Human oversight remains critical for addressing ethical concerns, ensuring regulatory compliance, and applying contextual judgment to “unknown unknowns”—events the model has no historical data to train on.
Challenges and Limitations of Quantitative Trading
Despite its rigor, the quantitative approach is not without significant risks and inherent limitations.
Hidden Risks and Data Dependencies
The very reliance on data creates new vulnerabilities:
- Overfitting: The primary risk, as discussed, where a strategy is an illusion of profitability based on historical data quirks.
- Execution Costs: Trading frequently incurs significant transaction costs, and models often fail if execution quality (slippage) is not accurately modeled during backtesting.
- Changing Correlations: Stat Arb strategies can fail spectacularly when seemingly stable market correlations break down permanently due to structural shifts.
- Black Box Opacity: Complex deep learning models are often “black boxes,” making it difficult to interpret why a specific trade was generated. This lack of interpretability poses a major challenge for risk management and debugging.
Ultimately, data science and algorithms cannot predict “Black Swan events”—low-probability, high-impact events that have no precedent in the training data. The risk of these events must be managed through position sizing and systemic diversification, not model prediction.

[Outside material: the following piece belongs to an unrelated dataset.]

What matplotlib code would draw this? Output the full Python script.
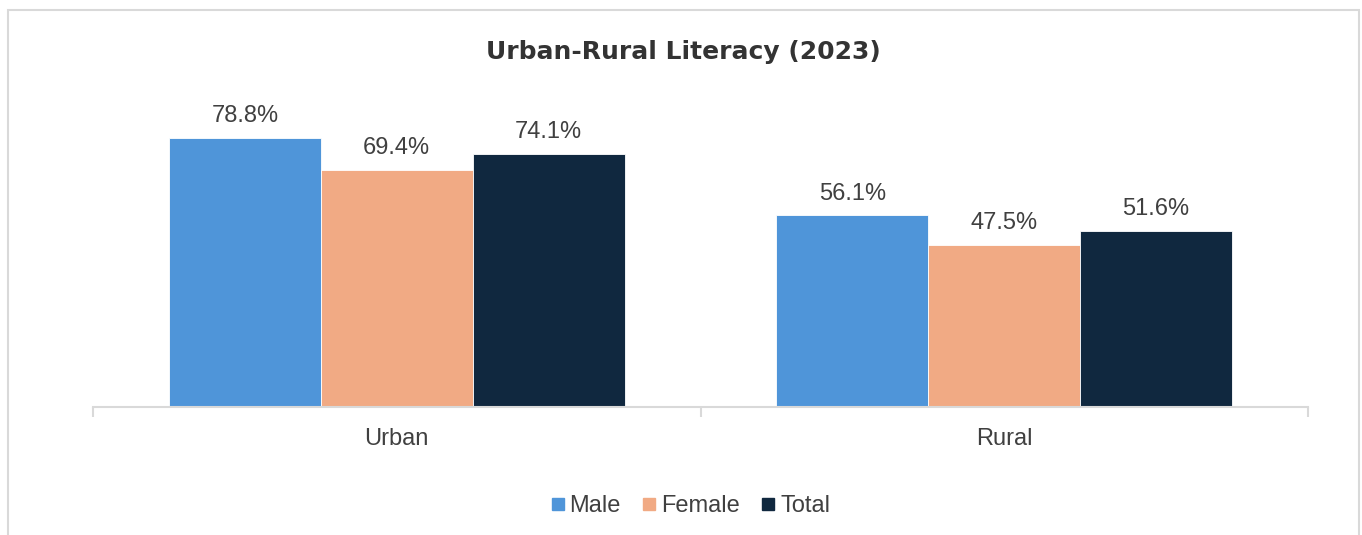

Conclusion — Turning Data into Discipline
Quantitative trading is the embodiment of disciplined, probabilistic investing. It is not about predicting the future; it is about managing risk, identifying statistical anomalies, and rigorously adhering to a systematic process. By leveraging data science, rigorous backtesting, and key risk metrics like the Sharpe ratio, advanced traders transform emotional impulses into actionable algorithmic trading systems. The modern quant views data not as a source of complexity, but as the only reliable tool for achieving clarity, consistency, and controlled risk exposure in today’s volatile financial markets.